Friday, January 8, 2010

Breaking the US Dollar/Commodities Link?

Yesterday's WSJ ran a report on how commodities prices appear to be shifting such that they are no longer as closely linked to the US dollar. Historically, as most all commodities are priced in US Dollars (by virtue of their being listed on US Exchanges), there has been an inverse correlation between the strength of the dollar and the prices of commodities; as the value of the dollar goes up, commodities' prices go down. This makes sense, as a weaker dollar means you'd have to use more of those weak dollars to purchase the same amount of some object.
If the WSJ report is accurate, this could be a startling trend. Let's take a look. Here's the AMEX Dollar Index over the last year:
And here's three major commodities often used to gauge the strength of the dollar, and the economy in general: Gold, Oil, and Copper over the last year (respectively):
Huh. I don't seen any sort of positive correlation there, it looks like textbook inverse correlation. What the hell are they... oh, wait (from the article):
"But since the end of November, both the dollar and commodity prices have been gaining ground."
Since the end of November? You're talking about a sample size of one month, which, with all the holidays and weekends and other gaps in trading, results in about 22 data points. And if I look at those graphs on a one month horizon (the charts are dynamic, just change the time horizon to 1m) I see oil and copper following a general upward trend, while gold is looking like the bottom of a parabola, and the dollar seems to have peaked right around December 22 and has been gradually working it's way down since then.
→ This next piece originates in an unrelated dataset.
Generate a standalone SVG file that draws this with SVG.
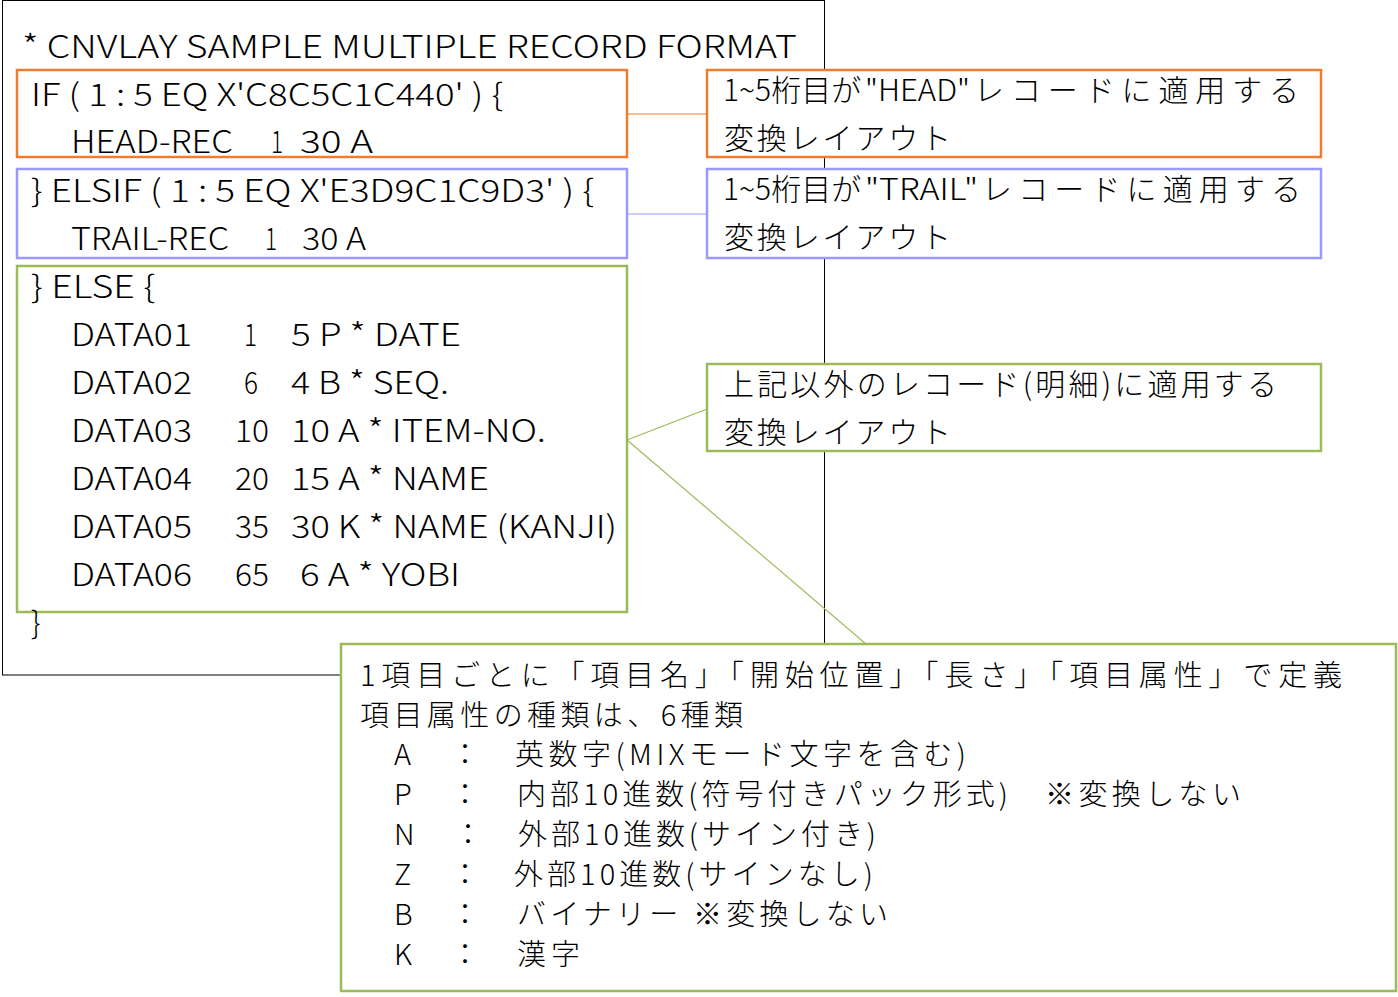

Actually, gold and the dollar look to be in close inverse synchronicity (what one would call the "usual tie" that this article purports they are breaking) while oil and copper appear to have very little correlation with the dollar. In fact, if I plot the correlation, between the price of oil and the USD/CHF exchange rate for the month of December (as that was the data I had available), we get this, oh so meaningless scatter plot:
And a full regression analysis yields an R_Squared value of .04717 (adjusted R_squared of -.0004742). So no, Wall Street Journal, you are incorrect, dollar and commodities prices are not gaining ground together, though they DO seem to be casting off the shackles of their typical inverse correlation.
The headline should have read: "Dollar's correlation with some commodities appears to have weakened over an incredibly specific and short period of time."
Color me underwhelmed. If this trend keeps up for all of 2010, okay, then you've got something.
Full Disclosure: Short March 2010 Mini Crude Oil (QMH10) as of writing.